Instructions for the task
Write each line of the material exactly as given, from the top through the line that contains "color=cream, lw=3.5, solid_capstyle='butt')", and omit all pictures.

Data segment
......

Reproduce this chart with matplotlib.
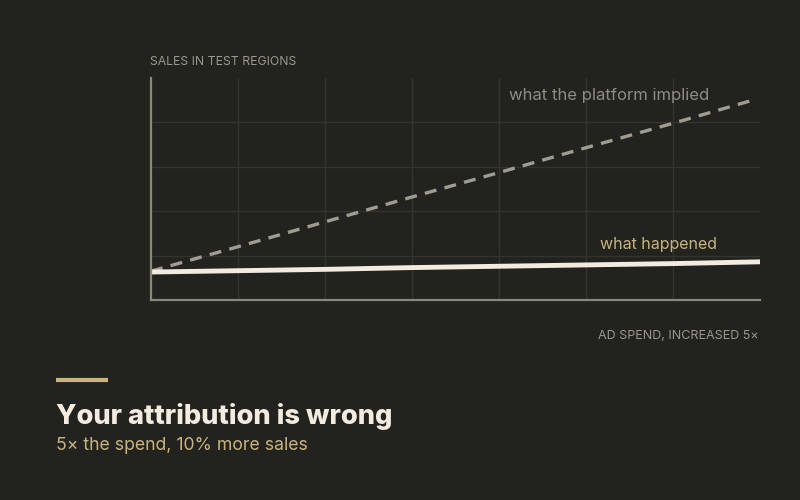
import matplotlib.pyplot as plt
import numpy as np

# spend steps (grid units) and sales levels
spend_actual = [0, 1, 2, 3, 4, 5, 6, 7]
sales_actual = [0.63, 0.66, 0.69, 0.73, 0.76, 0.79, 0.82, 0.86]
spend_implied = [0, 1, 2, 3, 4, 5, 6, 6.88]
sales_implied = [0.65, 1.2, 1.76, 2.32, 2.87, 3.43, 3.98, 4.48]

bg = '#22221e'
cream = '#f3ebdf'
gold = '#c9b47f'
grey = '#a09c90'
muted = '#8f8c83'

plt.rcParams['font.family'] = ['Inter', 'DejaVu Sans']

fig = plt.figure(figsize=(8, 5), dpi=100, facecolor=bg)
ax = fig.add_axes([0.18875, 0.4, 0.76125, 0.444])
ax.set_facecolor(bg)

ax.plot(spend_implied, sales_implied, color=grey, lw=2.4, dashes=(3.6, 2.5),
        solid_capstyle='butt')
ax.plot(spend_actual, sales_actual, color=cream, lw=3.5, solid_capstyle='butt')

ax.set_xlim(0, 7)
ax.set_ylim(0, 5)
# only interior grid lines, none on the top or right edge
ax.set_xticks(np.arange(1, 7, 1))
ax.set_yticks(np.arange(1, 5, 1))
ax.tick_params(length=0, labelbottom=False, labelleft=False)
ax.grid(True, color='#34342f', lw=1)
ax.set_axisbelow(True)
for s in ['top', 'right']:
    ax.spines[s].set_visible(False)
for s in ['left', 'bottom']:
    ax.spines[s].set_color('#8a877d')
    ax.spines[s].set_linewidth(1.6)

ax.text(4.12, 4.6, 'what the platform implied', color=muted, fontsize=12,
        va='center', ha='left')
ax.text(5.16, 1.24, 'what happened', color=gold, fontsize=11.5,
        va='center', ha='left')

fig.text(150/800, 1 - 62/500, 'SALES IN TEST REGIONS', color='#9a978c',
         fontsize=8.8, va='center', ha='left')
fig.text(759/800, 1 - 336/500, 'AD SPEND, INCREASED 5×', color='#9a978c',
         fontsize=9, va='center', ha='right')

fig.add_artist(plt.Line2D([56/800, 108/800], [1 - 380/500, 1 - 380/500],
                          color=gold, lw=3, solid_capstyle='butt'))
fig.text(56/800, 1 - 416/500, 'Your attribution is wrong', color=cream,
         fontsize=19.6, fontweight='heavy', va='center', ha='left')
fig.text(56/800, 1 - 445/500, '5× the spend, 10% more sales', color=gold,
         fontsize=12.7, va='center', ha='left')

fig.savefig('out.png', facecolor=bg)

......

Answer to this task
Reproduce this chart with matplotlib.
import matplotlib.pyplot as plt
import numpy as np

# spend steps (grid units) and sales levels
spend_actual = [0, 1, 2, 3, 4, 5, 6, 7]
sales_actual = [0.63, 0.66, 0.69, 0.73, 0.76, 0.79, 0.82, 0.86]
spend_implied = [0, 1, 2, 3, 4, 5, 6, 6.88]
sales_implied = [0.65, 1.2, 1.76, 2.32, 2.87, 3.43, 3.98, 4.48]

bg = '#22221e'
cream = '#f3ebdf'
gold = '#c9b47f'
grey = '#a09c90'
muted = '#8f8c83'

plt.rcParams['font.family'] = ['Inter', 'DejaVu Sans']

fig = plt.figure(figsize=(8, 5), dpi=100, facecolor=bg)
ax = fig.add_axes([0.18875, 0.4, 0.76125, 0.444])
ax.set_facecolor(bg)

ax.plot(spend_implied, sales_implied, color=grey, lw=2.4, dashes=(3.6, 2.5),
        solid_capstyle='butt')
ax.plot(spend_actual, sales_actual, color=cream, lw=3.5, solid_capstyle='butt')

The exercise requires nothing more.